* Given data:

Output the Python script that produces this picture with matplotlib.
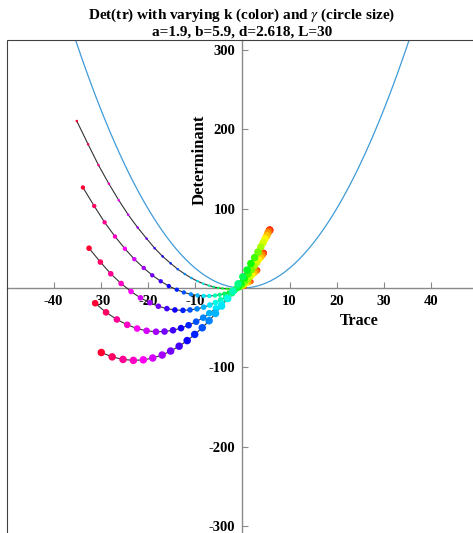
import colorsys
import numpy as np
import matplotlib
matplotlib.use("Agg")
import matplotlib.pyplot as plt
from matplotlib.patches import Rectangle

plt.rcParams['font.family'] = ['Liberation Serif', 'DejaVu Serif']
plt.rcParams['mathtext.fontset'] = 'stix'
plt.rcParams['axes.unicode_minus'] = False

# mode index n (k = n*pi/L), one dot per n on every curve
modes = list(range(31))

# circle size parameter of each curve
gammas = [0.5, 1.5, 2.5, 3.5, 4.5]

# trace / determinant, one list per gamma
tr_g1 = [0.6, 0.6, 0.5, 0.3, 0.0, -0.3, -0.8, -1.3, -1.9, -2.6, -3.3, -4.2, -5.1, -6.1, -7.1,
         -8.3, -9.5, -10.8, -12.2, -13.7, -15.2, -16.9, -18.6, -20.3, -22.2, -24.2, -26.2,
         -28.3, -30.5, -32.7, -35.1]
det_g1 = [0.90, 0.85, 0.71, 0.47, 0.17, -0.16, -0.51, -0.82, -1.04, -1.13, -1.00, -0.60, 0.15,
          1.35, 3.09, 5.47, 8.60, 12.59, 17.58, 23.69, 31.06, 39.84, 50.19, 62.27, 76.24, 92.30,
          110.61, 131.37, 154.79, 181.07, 210.43]

tr_g2 = [1.9, 1.9, 1.8, 1.6, 1.3, 0.9, 0.5, 0.0, -0.6, -1.3, -2.0, -2.9, -3.8, -4.8, -5.8,
         -7.0, -8.2, -9.5, -10.9, -12.4, -13.9, -15.6, -17.3, -19.1, -20.9, -22.9, -24.9,
         -27.0, -29.2, -31.4, -33.8]
det_g2 = [8.12, 7.97, 7.52, 6.78, 5.78, 4.53, 3.07, 1.45, -0.29, -2.09, -3.89, -5.62, -7.18,
          -8.51, -9.50, -10.06, -10.06, -9.40, -7.96, -5.59, -2.16, 2.48, 8.48, 16.01, 25.24,
          36.34, 49.49, 64.90, 82.76, 103.28, 126.67]

tr_g3 = [3.2, 3.2, 3.1, 2.9, 2.6, 2.2, 1.8, 1.3, 0.7, 0.0, -0.7, -1.6, -2.5, -3.5, -4.6,
         -5.7, -6.9, -8.2, -9.6, -11.1, -12.6, -14.3, -16.0, -17.8, -19.6, -21.6, -23.6,
         -25.7, -27.9, -30.1, -32.5]
det_g3 = [22.56, 22.31, 21.56, 20.31, 18.60, 16.44, 13.87, 10.94, 7.68, 4.16, 0.44, -3.41,
          -7.30, -11.16, -14.88, -18.36, -21.50, -24.18, -26.27, -27.64, -28.15, -27.66,
          -26.00, -23.02, -18.55, -12.40, -4.40, 5.65, 17.94, 32.70, 50.13]

tr_g4 = [4.5, 4.5, 4.4, 4.2, 3.9, 3.5, 3.1, 2.6, 2.0, 1.3, 0.5, -0.3, -1.2, -2.2, -3.3,
         -4.4, -5.6, -7.0, -8.3, -9.8, -11.4, -13.0, -14.7, -16.5, -18.3, -20.3, -22.3,
         -24.4, -26.6, -28.9, -31.2]
det_g4 = [44.22, 43.87, 42.81, 41.06, 38.64, 35.57, 31.89, 27.64, 22.87, 17.63, 11.99, 6.02,
          -0.20, -6.58, -13.03, -19.45, -25.72, -31.73, -37.36, -42.47, -46.93, -50.58,
          -53.27, -54.84, -55.12, -53.92, -51.08, -46.39, -39.65, -30.65, -19.19]

tr_g5 = [5.8, 5.8, 5.6, 5.4, 5.2, 4.8, 4.4, 3.9, 3.3, 2.6, 1.8, 1.0, 0.1, -0.9, -2.0,
         -3.1, -4.4, -5.7, -7.05, -8.5, -10.1, -11.7, -13.4, -15.2, -17.0, -19.0, -21.0,
         -23.1, -25.3, -27.6, -29.9]
det_g5 = [73.10, 72.65, 71.29, 69.03, 65.90, 61.93, 57.13, 51.57, 45.28, 38.32, 30.76, 22.67,
          14.13, 5.22, -3.96, -13.31, -22.72, -32.07, -41.23, -50.09, -58.48, -66.28, -73.32,
          -79.43, -84.46, -88.22, -90.53, -91.20, -90.02, -86.79, -81.29]

traces = [tr_g1, tr_g2, tr_g3, tr_g4, tr_g5]
dets = [det_g1, det_g2, det_g3, det_g4, det_g5]

# boundary det = tr^2/4 (half, from tr=0 outward)
bnd_half = [0, 0.25, 1, 2.25, 4, 6.25, 9, 12.25, 16, 20.25, 25, 30.25, 36, 42.25, 49, 56.25,
            64, 72.25, 81, 90.25, 100, 110.25, 121, 132.25, 144, 156.25, 169, 182.25, 196,
            210.25, 225, 240.25, 256, 272.25, 289, 306.25, 324]
bnd_tr = list(range(-36, 37))
bnd_det = bnd_half[::-1] + bnd_half[1:]

fig = plt.figure(figsize=(4.73, 5.33), dpi=100)
ax = fig.add_axes([6.5/473, -3/533, 471.7/473, 496/533])

ax.plot(bnd_tr, bnd_det, color='#3f9bd8', lw=0.9, zorder=2)

colors = [colorsys.hsv_to_rgb(n/31, 1, 1) for n in modes]
for g, tr, de in zip(gammas, traces, dets):
    ax.plot(tr, de, color='#333333', lw=0.8, zorder=3)
    ax.scatter(tr, de, s=6.5*g, c=colors, edgecolors='none', zorder=4)

ax.set_xlim(-50, 50)
ax.set_ylim(-312.5, 312.5)

# axes through the origin
for side in ['top', 'right']:
    ax.spines[side].set_visible(False)
ax.spines['left'].set_position('zero')
ax.spines['bottom'].set_position('zero')
for side in ['left', 'bottom']:
    ax.spines[side].set_color('#8a8a8a')
    ax.spines[side].set_linewidth(1.0)
ax.add_patch(Rectangle((0, 0), 1, 1, transform=ax.transAxes, fill=False,
                       ec='#404040', lw=0.8, clip_on=False, zorder=5))

ax.set_xticks([-40, -30, -20, -10, 10, 20, 30, 40])
ax.set_yticks([-300, -200, -100, 100, 200, 300])
ax.tick_params(direction='in', length=4, width=0.8, color='#8a8a8a', labelsize=10.5, pad=5)
for lab in ax.get_xticklabels() + ax.get_yticklabels():
    lab.set_fontweight('bold')

ax.text(0.747, 0.4335, 'Trace', transform=ax.transAxes, ha='center', va='center',
        fontsize=11.5, fontweight='bold')
ax.text(0.410, 0.758, 'Determinant', transform=ax.transAxes, ha='center', va='center',
        rotation=90, fontsize=12, fontweight='bold')

fig.text(0.512, 0.958, 'Det(tr) with varying k (color) and $\\gamma$ (circle size)\n'
         'a=1.9, b=5.9, d=2.618, L=30', ha='center', va='center', fontsize=11,
         fontweight='bold', linespacing=1.1)

fig.savefig('out.png', dpi=100)
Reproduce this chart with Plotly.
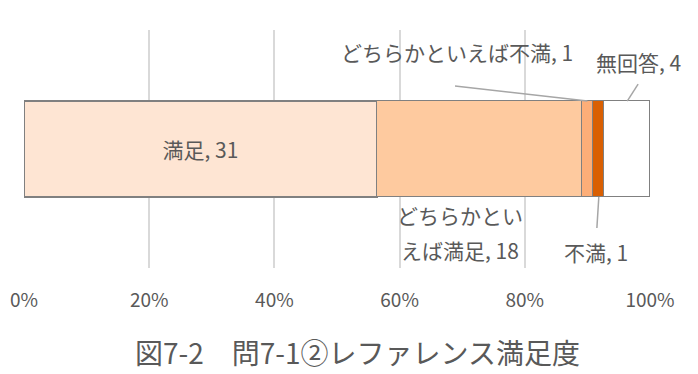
import plotly.graph_objects as go

categories = ["満足", "どちらかといえば満足", "どちらかといえば不満", "不満", "無回答"]
values = [31, 18, 1, 1, 4]
colors = ["#FEE5D3", "#FECA9F", "#FDAE78", "#D95F02", "#FFFFFF"]
line_widths = [2, 1.2, 1.2, 1.2, 1.2]
tick_vals = [0, 0.2, 0.4, 0.6, 0.8, 1.0]
tick_text = ["0%", "20%", "40%", "60%", "80%", "100%"]
title_text = "図7-2　問7-1②レファレンス満足度"

total = sum(values)
fracs = [v / total for v in values]
cum = []
s = 0
for f in fracs:
    cum.append(s)
    s += f

FONT = "Noto Sans CJK JP"
TXT = "#595959"
BAR_W = 0.403
top = BAR_W / 2
LBL = 21

fig = go.Figure()
for i, (c, f) in enumerate(zip(categories, fracs)):
    fig.add_trace(go.Bar(
        y=["r"], x=[f], orientation="h", name=c,
        marker=dict(color=colors[i], line=dict(color="#808080", width=line_widths[i])),
        width=BAR_W,
        text=[f"{c}, {values[i]}"] if i == 0 else None,
        textposition="inside" if i == 0 else "none",
        insidetextanchor="middle",
        textfont=dict(family=FONT, size=LBL, color=TXT),
        hoverinfo="skip",
    ))

mid = [cum[i] + fracs[i] / 2 for i in range(len(values))]

annotations = [
    dict(x=0.692, y=0.408, text=f"{categories[2]}, {values[2]}"),
    dict(x=0.981, y=0.366, text=f"{categories[4]}, {values[4]}"),
    dict(x=0.914, y=-0.433, text=f"{categories[3]}, {values[3]}"),
    dict(x=0.697, y=-0.277, text=categories[1][:6]),
    dict(x=0.697, y=-0.424, text=f"{categories[1][6:]}, {values[1]}"),
]
for a in annotations:
    a.update(xref="x", yref="y", showarrow=False,
             font=dict(family=FONT, size=LBL, color=TXT))

annotations.append(dict(
    x=0.532, y=-0.353, xref="paper", yref="paper", showarrow=False,
    yanchor="middle",
    text=title_text, font=dict(family=FONT, size=28, color=TXT)))

shapes = [
    dict(type="line", xref="x", yref="y", x0=0.6885, y0=0.265, x1=mid[2], y1=top,
         line=dict(color="#A6A6A6", width=1.5)),
    dict(type="line", xref="x", yref="y", x0=0.981, y0=0.273, x1=mid[4], y1=top,
         line=dict(color="#A6A6A6", width=1.5)),
    dict(type="line", xref="x", yref="y", x0=mid[3] - 0.003, y0=-0.332, x1=mid[3], y1=-top,
         line=dict(color="#A6A6A6", width=1.5)),
]

fig.update_layout(
    barmode="stack",
    width=698, height=374,
    margin=dict(l=24, r=48, t=30, b=106, autoexpand=False),
    paper_bgcolor="white", plot_bgcolor="white",
    showlegend=False,
    bargap=0,
    annotations=annotations,
    shapes=shapes,
    xaxis=dict(range=[0, 1], tickvals=tick_vals, ticktext=tick_text,
               showgrid=True, gridcolor="#D9D9D9", gridwidth=1.5,
               zeroline=False, showline=False, ticks="",
               automargin=False,
               ticklabelstandoff=19,
               tickfont=dict(family=FONT, size=19, color=TXT)),
    yaxis=dict(range=[-0.5, 0.5], showticklabels=False, showgrid=False,
               zeroline=False, showline=False, type="category", automargin=False),
)

fig.write_html(
    "out.html",
    config={"displayModeBar": False},
    post_script="document.body.style.margin='0';document.body.style.overflow='hidden';",
)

* Exercise instructions:
Please give again the entries word for word, starting at the first line and ending with the line that contains "36.34, 49.49, 64.90, 82.76, 103.28, 126.67]"; include both of those lines but none of the pictures.

* Finished task:
Output the Python script that produces this picture with matplotlib.
import colorsys
import numpy as np
import matplotlib
matplotlib.use("Agg")
import matplotlib.pyplot as plt
from matplotlib.patches import Rectangle

plt.rcParams['font.family'] = ['Liberation Serif', 'DejaVu Serif']
plt.rcParams['mathtext.fontset'] = 'stix'
plt.rcParams['axes.unicode_minus'] = False

# mode index n (k = n*pi/L), one dot per n on every curve
modes = list(range(31))

# circle size parameter of each curve
gammas = [0.5, 1.5, 2.5, 3.5, 4.5]

# trace / determinant, one list per gamma
tr_g1 = [0.6, 0.6, 0.5, 0.3, 0.0, -0.3, -0.8, -1.3, -1.9, -2.6, -3.3, -4.2, -5.1, -6.1, -7.1,
         -8.3, -9.5, -10.8, -12.2, -13.7, -15.2, -16.9, -18.6, -20.3, -22.2, -24.2, -26.2,
         -28.3, -30.5, -32.7, -35.1]
det_g1 = [0.90, 0.85, 0.71, 0.47, 0.17, -0.16, -0.51, -0.82, -1.04, -1.13, -1.00, -0.60, 0.15,
          1.35, 3.09, 5.47, 8.60, 12.59, 17.58, 23.69, 31.06, 39.84, 50.19, 62.27, 76.24, 92.30,
          110.61, 131.37, 154.79, 181.07, 210.43]

tr_g2 = [1.9, 1.9, 1.8, 1.6, 1.3, 0.9, 0.5, 0.0, -0.6, -1.3, -2.0, -2.9, -3.8, -4.8, -5.8,
         -7.0, -8.2, -9.5, -10.9, -12.4, -13.9, -15.6, -17.3, -19.1, -20.9, -22.9, -24.9,
         -27.0, -29.2, -31.4, -33.8]
det_g2 = [8.12, 7.97, 7.52, 6.78, 5.78, 4.53, 3.07, 1.45, -0.29, -2.09, -3.89, -5.62, -7.18,
          -8.51, -9.50, -10.06, -10.06, -9.40, -7.96, -5.59, -2.16, 2.48, 8.48, 16.01, 25.24,
          36.34, 49.49, 64.90, 82.76, 103.28, 126.67]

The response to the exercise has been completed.